Scientists in the Netherlands have managed to reliably teleport quantum data for the first time, bringing us one step closer to the possible wonders of (data) teleportation. The research was published this week in the journal Science.

The New York Times explains that "teleportation" in this context refers to the instantaneous sharing of quantum information; specifically, the spin state of an electron. The Times adds that "classical bits, the basic units of information in computing, can have only one of two values — either 0 or 1. But quantum bits, or qubits, can simultaneously describe many values." 

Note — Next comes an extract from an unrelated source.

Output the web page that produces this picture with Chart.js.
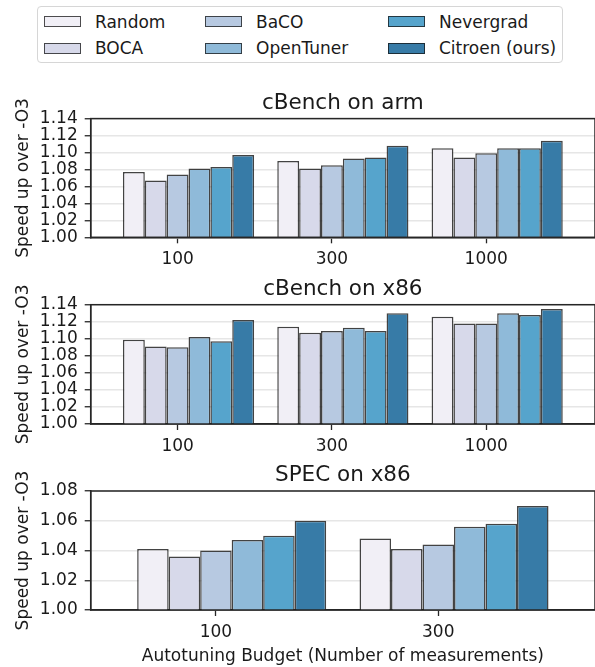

The Delft University scientists trapped electrons in diamonds at extremely low temperatures and separated them by about ten feet. By storing them in such a way, researchers were able to observe their quantum properties, and determine that the electrons had become "entangled," making it impossible to differentiate their respective electron spins. Here's a (surprisingly entertaining) video made by the scientists to explain their research: 

According to the Times, the team is not the first to attempt the transfer, but it is the first to have done so with such accuracy: 

In the past, scientists have made halting gains in teleporting quantum information, a feat that is achieved by forcing physically separated quantum bits into an entangled state. But reliability of quantum teleportation has been elusive. For example, in 2009, University of Maryland physicists demonstrated the transfer of quantum information, but only one of every 100 million attempts succeeded, meaning that transferring a single bit of quantum information required roughly 10 minutes.

Delt physicist Ronald Hanson said "There is a big race going on between five or six groups... there is one very big fish."  

Though this type of teleportation won't allow us to travel immediately from one place to another, a la Star Trek, it could help us eventually build faster, more secure computers. Which might be just as good.